Multi-Core Ant Colony Optimization for TSP in Go

This is a continuation of Parallel Ant Colony Optimization for TSP in Standard ML, Multi-Core Ant Colony Optimization for TSP in Haskell, Multi-Core Ant Colony Optimization for TSP in Erlang, and Multi-Core Ant Colony Optimization for TSP in Scala. See first page for Ant Colony and TSP problem description. Here the program has been rewritten in the programming language Go.

Go is a new statically typed, garbage collected, concurrent programming language. It is native compiled and offers near-C performance. Like Erlang it uses a CSP model of lightweight processes ("goroutines") communicating via message passing. Messages can be synchronous (unbuffered) or asynchronous. Go supports multi-core processors.

On my usual ACO TSP test case Go is the best performing language so far. On a single core it was 2.8x slower than C, beating the previous best Shedskin Python. Go's speedup from 1 to 2 cores was 1.9, matching previous best Erlang. With 4 cores Go exceeds C's single core performance -- the first tested language to achieve this goal.

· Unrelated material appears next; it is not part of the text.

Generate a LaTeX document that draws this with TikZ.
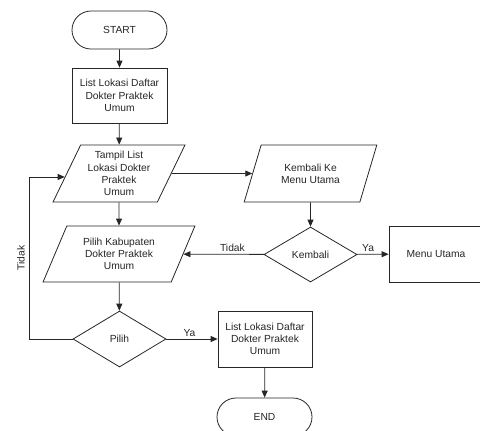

Go's lightweight processes are scheduled onto OS threads by the Go runtime system. This allows the system to support many more processes. I was able to run ACO TSP with 100,000 ant processes. The runtime system scheduler appears to treat these processes somewhat like futures, lazily scheduling them when another process is blocking on receipt of a message from a shared channel. This is inefficient for the type of parallel processing used in ACO (many seconds of parallel computation ending with a single message send), as only a single process (and thus a single core) is active at a time. This is a known issue, and the simple solution suggested on the golang-nuts mailing list is to add runtime.Gosched() calls to yield the processor. For my case this was insufficient, and adding additional heartbeat messages to each process helped force maximal multi-core usage.

Environment

All tests performed on Intel Core2 Quad CPU 2.4 GHz, 2 GB memory.
All on Debian Linux quad 2.6.22-3-686 #1 SMP Sun Feb 10 20:20:49 UTC 2008 i686

Versions

Go 8g and 8l built from repository
gcc (Debian 4.4.2-8) 4.4.2

Test Case

Iterations raised to 10,000, as times were getting too low. Still 200 cities.

Command Lines

8g ant.go; 8l ant.8
time ./8.out

gcc -Wall -O3 -s ant1_c.c -o ant1_c
time ./ant1_c
Note GCC is optimized, while Go has no optimizer yet. GCC is getting over 2x speedup from optimization; hopefully Go can improve similarly.

Code

ant.go
Leonardo Maffi's ant1_c.c

Blog

comments

Update 10/2010

I've re-run the Go ACO TSP program on a 6 core processor with hyper-threading. The Intel i7-980X supports two hardware threads per core, so the OS sees it as a 12-core processor.
Intel(R) Core(TM) i7 CPU       X 980  @ 3.33GHz
Linux hex 2.6.35-22-generic #35-Ubuntu SMP Sat Oct 16 20:45:36 UTC 2010 x86_64 GNU/Linux
Ubuntu 10.10

6g ant.go; 6l ant.6
time ./6.out

This testing was paired with Real Time Ray Tracing.

Here hyper-threading has improved performance for both programs in all configurations. At one core both programs were sped up 28%. At 6 cores ray tracing was sped up 9% versus non-HT, while ACO TSP was sped up 18% versus non-HT. The higher speedup for ACO TSP is expected as it matches the general speedup from increased cores.

Both programs were run with 24 threads in all test configurations. Having more program threads than cores*hardware_threads_per_core is key. Otherwise the OS may schedule multiple threads on the same core while leaving others idle. Linux is hyper-theading aware and attempts to avoid this scheduling problem, but doesn't always get it right. In testing with 6 threads and 6 cores, I saw 28% decreases in performance for both programs when hyper-threading was enabled.

The Intel i7-980X also supports "Turbo Boost", where one core is automatically overclocked when other cores are idle. Turbo boost was disabled for the tests above. With one core and HT disabled, Turbo boost provides a speedup of 8% for both programs. Surprisingly, with six cores and HT enabled (so all cores should be fully utilized) Turbo boost provides a speedup of 5% for both programs.

The performance of Go has also improved relative to the single-threaded C version of ACO TSP. For 24 ants the C version finishes in 60 seconds, so on one core Go is only 1.7x slower than C. At 2 cores Go has exceeded the performance of the single-threaded C version. Previously Go was 2.8x slower than C on one core; I don't know whether this improvement is due to an improved Go compiler, the move to 64-bit compilers and OS, or architectural differences between the Intel Core 2 and i7-980X.